Sunday, December 25, 2011

Reading

Still just reading for escapism. Tags for the post are "fantasy", "science fiction" and "urban fantasy".

Tweeted on Oct 27th:

Just finished "A Dance With Dragons". 5000 pages down, an estimated 25,000 more to go :-(
This series is very good, but, I think he needs several authors helping him to finish this thing -- if indeed it is ever intended to be finished. So many characters, so many narratives.

I did read this in the iBook format rather than the Kindle format. Couldn't tell much difference.

Read two short-story collections, which I still buy in hardcopy and leave at the house in Florida. "Down These Strange Streets", edited by George R. R. Martin and Gardner Dozois. An urban fantasy collection. The marquee author was a woman I have never heard of, who turns out to have written the novels that the HBO "True Blood" series is based on. Generally fairly enjoyable. Two stories had male homosexual partners as the primary characters. I normally enjoy a little gratuitous heterosexual sex in novels. I still pretty much get a "yuck" reaction from gratuitous male homosexual sex scenes. For pulp, genre fiction like this, I think that virtual sex scenes, where you can specify your orientation and get appropriate verbiage, would be good tech. Ha ha.

The other collection was my annual favorite "Year's Best Science Fiction", edited by Gardner Dozois. 28th edition, nothing really stood out at it often does.

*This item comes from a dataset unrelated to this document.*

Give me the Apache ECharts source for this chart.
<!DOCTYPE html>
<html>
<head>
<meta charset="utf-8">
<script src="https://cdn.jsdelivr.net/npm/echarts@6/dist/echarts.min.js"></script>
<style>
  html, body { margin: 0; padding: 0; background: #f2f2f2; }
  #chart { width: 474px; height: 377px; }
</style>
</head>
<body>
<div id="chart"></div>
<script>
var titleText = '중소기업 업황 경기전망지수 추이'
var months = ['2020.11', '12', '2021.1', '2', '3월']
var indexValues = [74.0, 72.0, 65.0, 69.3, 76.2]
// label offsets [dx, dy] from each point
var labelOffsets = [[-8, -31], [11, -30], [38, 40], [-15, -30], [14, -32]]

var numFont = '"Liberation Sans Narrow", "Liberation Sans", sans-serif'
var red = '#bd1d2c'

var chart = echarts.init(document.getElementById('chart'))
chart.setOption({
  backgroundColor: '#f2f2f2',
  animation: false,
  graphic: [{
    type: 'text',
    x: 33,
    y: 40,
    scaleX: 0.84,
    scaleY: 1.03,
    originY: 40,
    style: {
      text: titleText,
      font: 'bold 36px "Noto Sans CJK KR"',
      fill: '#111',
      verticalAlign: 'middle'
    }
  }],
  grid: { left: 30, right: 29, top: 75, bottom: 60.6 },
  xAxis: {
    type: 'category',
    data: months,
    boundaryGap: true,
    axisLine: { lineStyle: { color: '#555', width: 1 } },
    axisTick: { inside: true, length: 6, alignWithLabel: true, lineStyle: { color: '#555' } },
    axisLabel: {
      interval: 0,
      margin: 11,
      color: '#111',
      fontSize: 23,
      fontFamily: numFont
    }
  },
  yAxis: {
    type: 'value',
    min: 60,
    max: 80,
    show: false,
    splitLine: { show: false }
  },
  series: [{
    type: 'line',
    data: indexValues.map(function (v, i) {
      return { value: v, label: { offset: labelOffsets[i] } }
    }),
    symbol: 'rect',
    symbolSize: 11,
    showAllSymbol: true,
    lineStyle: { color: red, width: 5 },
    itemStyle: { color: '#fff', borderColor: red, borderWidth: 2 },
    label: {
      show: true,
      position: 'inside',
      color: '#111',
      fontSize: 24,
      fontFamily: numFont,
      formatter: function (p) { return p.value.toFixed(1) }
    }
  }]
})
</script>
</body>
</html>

Then back to Kindle books. I'm still of two minds about this. I guess you can loan them, I'll figure out how someday. Meanwhile, it's so damn convenient, and cheaper. I discussed it with my friend Michael who owns two bookstores in Louisville. He says that volume genre readers like me are accounting for the majority of Kindle sales. He seemed to think it's OK, that the volume that genre readers tend to consume makes it economically compelling.

So read on the iPad:

  • "Boneshaker", by Cherie Priest. Steampunk and zombies in an alternate history Seattle. An entertaining read. I just saw where they are making a movie of it. 3 stars.
  • "Reamde, A Novel", by Neal Stephenson. For the 1st 500 pages of this, it was like, didn't I just read this in Cory Doctorow's "For The Win"? But it brings in Islamic terrorists, which, frankly, I'm kind of sick of. But it is a good read. Stephenson's turns of phrase make me laugh out loud, annoying my wife. 4 stars.
  • "The Children of the Sky", by Vernor Vinge. This is a long-awaited sequel to "A Fire On The Deep", which, with "A Deepness In The Sky", were totally great space operas 20 years ago. This one is a good read, but quite a bit less cosmic, more local politics and empire building. 3 stars.
Several more books queued on the iPad. Time to clear the magazine stack first.